Only making minimum payments on your credit cards might seem manageable, but it can lead to decades of debt, thousands in interest, and reduced financial freedom. Most of your payment goes toward interest, making it harder to pay off your balance. Over time, this can harm your credit score, limit your savings, and keep you stuck in a cycle of financial strain. Paying more than the minimum, exploring consolidation options, or seeking help from professionals like CW Financial can help you break free and regain control of your finances.
It might seem harmless to make the minimum payment on your credit card—after all, you’re staying current, right? But beneath that small monthly amount lies a financial trap that can quietly drain your wallet for years.
Credit cards offer flexibility and convenience, making them a popular financial tool for millions of Americans. But they can also become a source of long-term financial hardship, especially when only the minimum monthly payment is made.
Understanding how minimum payments work, and the long-term consequences of relying on them, is the first step in breaking free from the burden of high-interest credit card balances. If you’re only making minimum payments each month, that $100 you spent on a daytrip could cost you well over $200 in the long run.
What Are Minimum Payments?
A minimum payment is the smallest amount your credit card issuer requires you to pay each month to keep your account in good standing. While the formula varies by lender, it’s typically calculated as a small percentage of your balance (often 1% to 3%), plus any interest and fees.
On the surface, minimum payments may seem manageable. But this small monthly amount rarely makes a meaningful dent in your principal balance. Most of it goes toward interest, especially if your card carries a high APR (Annual Percentage Rate). In reality, you’re not paying off what you bought, but you’re paying off the added costs due to interest.

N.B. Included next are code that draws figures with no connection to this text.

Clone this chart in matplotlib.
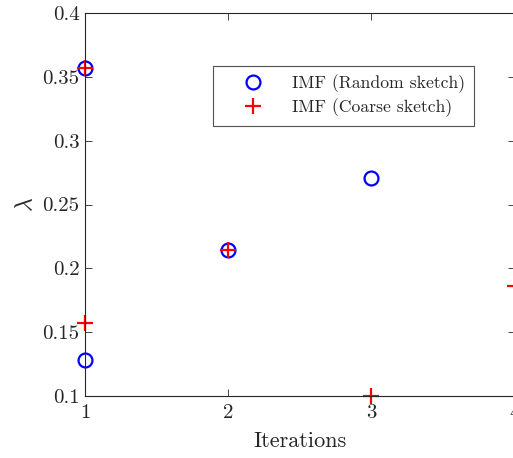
import matplotlib
matplotlib.use("Agg")
import matplotlib.pyplot as plt

# Eigenvalue estimates per iteration for the two sketching schemes
random_iter = [1, 1, 2, 3]
random_lambda = [0.357, 0.128, 0.214, 0.271]
coarse_iter = [1, 1, 2, 3, 4]
coarse_lambda = [0.357, 0.157, 0.214, 0.100, 0.186]

x_ticks = [1, 2, 3, 4]
y_ticks = [0.1, 0.15, 0.2, 0.25, 0.3, 0.35, 0.4]
y_tick_labels = ["0.1", "0.15", "0.2", "0.25", "0.3", "0.35", "0.4"]

plt.rcParams["font.family"] = "cmr10"
plt.rcParams["mathtext.fontset"] = "cm"
plt.rcParams["axes.formatter.use_mathtext"] = True

text_color = "#262626"

fig = plt.figure(figsize=(5.13, 4.58), dpi=100)
ax = fig.add_axes([85 / 513, 62 / 458, 429.5 / 513, 383 / 458])

ax.plot(random_iter, random_lambda, linestyle="none", marker="o",
        markersize=10, markerfacecolor="none", markeredgecolor="#0000ff",
        markeredgewidth=1.6, clip_on=False, label="IMF (Random sketch)")
ax.plot(coarse_iter, coarse_lambda, linestyle="none", marker="+",
        markersize=11, markeredgecolor="#ff0000", markeredgewidth=1.6,
        clip_on=False, label="IMF (Coarse sketch)")

ax.set_xlim(1, 4)
ax.set_ylim(0.1, 0.4)
ax.set_xticks(x_ticks)
ax.set_xticklabels([str(t) for t in x_ticks])
ax.set_yticks(y_ticks)
ax.set_yticklabels(y_tick_labels)

ax.tick_params(direction="in", top=True, right=True, length=5, width=0.6,
               colors=text_color, labelsize=15)
ax.tick_params(axis="x", pad=6)
ax.tick_params(axis="y", pad=4)
for sp in ax.spines.values():
    sp.set_color(text_color)
    sp.set_linewidth(0.8)

ax.set_xlabel("Iterations", fontsize=16, color=text_color, labelpad=7)
ax.set_ylabel(r"$\lambda$", fontsize=17, color=text_color, labelpad=4)

leg = ax.legend(loc="upper left", bbox_to_anchor=(213 / 513, 1 - 66 / 458),
                bbox_transform=fig.transFigure, borderaxespad=0,
                frameon=True, fancybox=False, edgecolor=text_color,
                fontsize=12.7, handlelength=3.5, handletextpad=0.5,
                borderpad=0.5, labelspacing=0.3)
leg.get_frame().set_linewidth(0.8)
for t in leg.get_texts():
    t.set_color(text_color)

fig.savefig("out.png", dpi=100)
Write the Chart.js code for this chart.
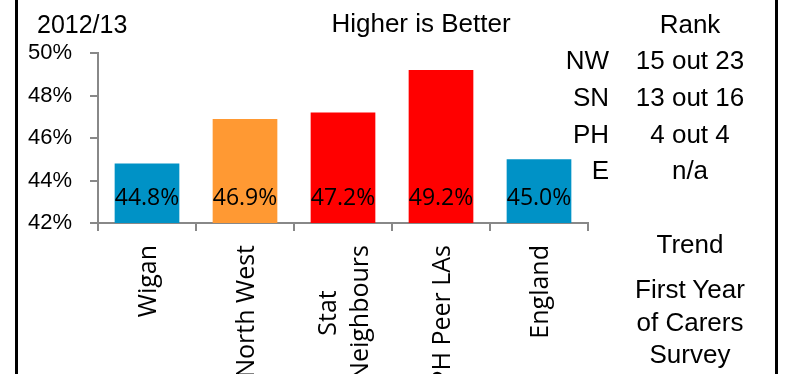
<!DOCTYPE html>
<html>
<head>
<meta charset="utf-8">
<script src="https://cdn.jsdelivr.net/npm/chart.js@4/dist/chart.umd.min.js"></script>
<style>
  body { margin: 0; background: #fff; }
  #wrap { position: relative; width: 798px; height: 374px; overflow: hidden; }
  #chart { position: absolute; left: 0; top: 0; width: 798px; height: 374px; }
  .t { position: absolute; font-family: "Liberation Sans", Arial, sans-serif; font-size: 26px; line-height: 26px; color: #000; white-space: nowrap; }
  .c { width: 200px; text-align: center; }
  .r { text-align: right; }
  .edge { position: absolute; top: 0; width: 3px; height: 374px; background: #000; }
</style>
</head>
<body>
<div id="wrap">
  <div id="chart"><canvas id="grafico"></canvas></div>
  <div class="edge" style="left:15px"></div>
  <div class="edge" style="left:775px"></div>
  <div id="notes"></div>
</div>
<script>
// data
const categorias = ['Wigan', 'North West', ['Stat', 'Neighbours'], 'PH Peer LAs', 'England'];
const valores = [44.8, 46.9, 47.2, 49.2, 45.0];
const cores = ['#0092c6', '#ff9933', '#ff0000', '#ff0000', '#0092c6'];
const grupos = ['NW', 'SN', 'PH', 'E'];
const posicoes = ['15 out 23', '13 out 16', '4 out 4', 'n/a'];
const tendencia = ['First Year', 'of Carers', 'Survey'];

// right hand notes as plain text
function nota(texto, cls, css) {
    const d = document.createElement('div');
    d.className = 't ' + cls;
    d.style.cssText = css;
    d.textContent = texto;
    document.getElementById('notes').appendChild(d);
    return d;
}
nota('2012/13', '', 'left:37px;top:11px;font-size:25px;');
nota('Higher is Better', 'c', 'left:321px;top:10px;');
nota('Rank', 'c', 'left:590px;top:11px;');
const linhas = [47, 84, 121, 157];
grupos.forEach((g, i) => {
    nota(g, 'r', 'right:189px;top:' + linhas[i] + 'px;');
    nota(posicoes[i], 'c', 'left:590px;top:' + linhas[i] + 'px;');
});
nota('Trend', 'c', 'left:590px;top:231px;');
const tr = nota('', 'c', 'left:590px;top:273px;line-height:32.5px;white-space:normal;');
tr.innerHTML = tendencia.join('<br>');

const rotulos = {
    id: 'rotulos',
    afterDraw(chart) {
        const c = chart.ctx;
        const xs = chart.scales.x;
        const ys = chart.scales.y;
        c.save();
        c.fillStyle = '#000';
        c.textBaseline = 'middle';
        c.textAlign = 'center';

        // value labels sitting low inside each bar
        c.font = '23px "Open Sans"';
        const base = ys.getPixelForValue(ys.min);
        valores.forEach((v, i) => {
            c.fillText(v.toFixed(1) + '%', xs.getPixelForValue(i), base - 25);
        });

        // rotated category labels
        c.font = '25px "Open Sans"';
        categorias.forEach((cat, i) => {
            const partes = [].concat(cat);
            const larg = Math.max(...partes.map(p => c.measureText(p).width));
            const px = xs.getPixelForValue(i) + 2;
            partes.forEach((p, j) => {
                c.save();
                c.translate(px + (j - (partes.length - 1) / 2) * 32, 245);
                c.rotate(-Math.PI / 2);
                c.fillText(p, -larg / 2, 0);
                c.restore();
            });
        });
        c.restore();
    }
};

new Chart(document.getElementById('grafico'), {
    type: 'bar',
    data: {
        labels: categorias,
        datasets: [{
            data: valores,
            backgroundColor: cores,
            borderWidth: 0,
            barPercentage: 0.66,
            categoryPercentage: 1
        }]
    },
    options: {
        responsive: true,
        maintainAspectRatio: false,
        animation: false,
        layout: { padding: { left: 0, top: 53, right: 210, bottom: 0 } },
        plugins: { legend: { display: false }, tooltip: { enabled: false } },
        scales: {
            x: {
                grid: { drawOnChartArea: false, drawTicks: true, tickLength: 8, color: '#888', lineWidth: 2 },
                border: { color: '#888', width: 2 },
                ticks: { display: false },
                afterFit(s) { s.height = 151; }
            },
            y: {
                min: 42,
                max: 50,
                grid: { drawOnChartArea: false, drawTicks: true, tickLength: 8, color: '#888', lineWidth: 2 },
                border: { color: '#888', width: 2 },
                ticks: {
                    stepSize: 2,
                    padding: 18,
                    color: '#000',
                    font: { family: '"Liberation Sans", Arial', size: 22 },
                    callback: v => v + '%'
                },
                afterFit(s) { s.width = 98; }
            }
        }
    },
    plugins: [rotulos]
});
</script>
</body>
</html>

The Hidden Cost of Only Paying the Minimum
Let’s say you owe $5,000 on a credit card with a 20% interest rate.
If you only pay the minimum (around $100 per month), it could take over 25 years to pay off that balance and you could end up paying over $10,000, more than double the original amount in interest alone.
Now imagine carrying multiple credit card balances and making only minimum payments on all of them. The debt grows slowly but steadily, and the long-term financial burden becomes even more difficult to escape.
Why Minimum Payments Lead to Long-Term Strain
1. Prolonged Repayment Periods
Minimum payments stretch your repayment timeline significantly. What could be a few years of debt quickly turns into decades of financial drag. This long-term burden can prevent you from saving, investing, or meeting other financial goals.
2. Accumulated Interest
Most credit cards carry high-interest rates. When you pay only the minimum, you’re mostly covering the interest charges, leaving the principal balance nearly untouched. Over time, this compounds and drastically increases the total amount you owe.
3. Credit Score Risks
Even though making minimum payments keeps your account current, your credit utilization ratio (how much of your available credit you’re using) remains high. This can lower your credit score and limit access to better financial opportunities in the future.
Reduced Financial Flexibility
As balances grow, so do minimum payments. Eventually, you may find yourself dedicating more and more of your income to credit card bills, leaving little room for emergencies, savings, or daily living expenses.
Ultimately, this makes you more vulnerable to financial hardships. If something unexpected happens like car trouble or an injury, your minimum payments may leave you stranded without the funds to pay for help.
This reduced financial flexibility limits your funds during an emergency, but it also prevents you from planning out your future goals and dreams. The dream of owning a home, a new car, or planning a vacation trip is nearly impossible to think about when you have a cloud of debt looming over all financial aspects of your life.
What You Can Do Instead
- Pay More Than the Minimum: Even a small increase in your monthly payment can significantly reduce your repayment time and total interest paid.
- Create a Payoff Strategy: Use methods like the snowball or avalanche approach to systematically reduce your balances.
- Explore Consolidation: A personal loan or balance transfer could help reduce interest rates and simplify payments.
- Seek Professional Guidance: If the situation feels overwhelming, CW Financial is here to help. Our team specializes in supporting individuals dealing with serious financial obligations, including those facing legal action or aggressive collections.
Final Thoughts
Minimum payments may seem like a safe way to stay afloat, but they often serve as a slow-moving trap. The longer you rely on them, the more your financial freedom is compromised. At CW Financial, we believe in empowering people with the tools and knowledge to break free from harmful financial habits and move toward lasting stability.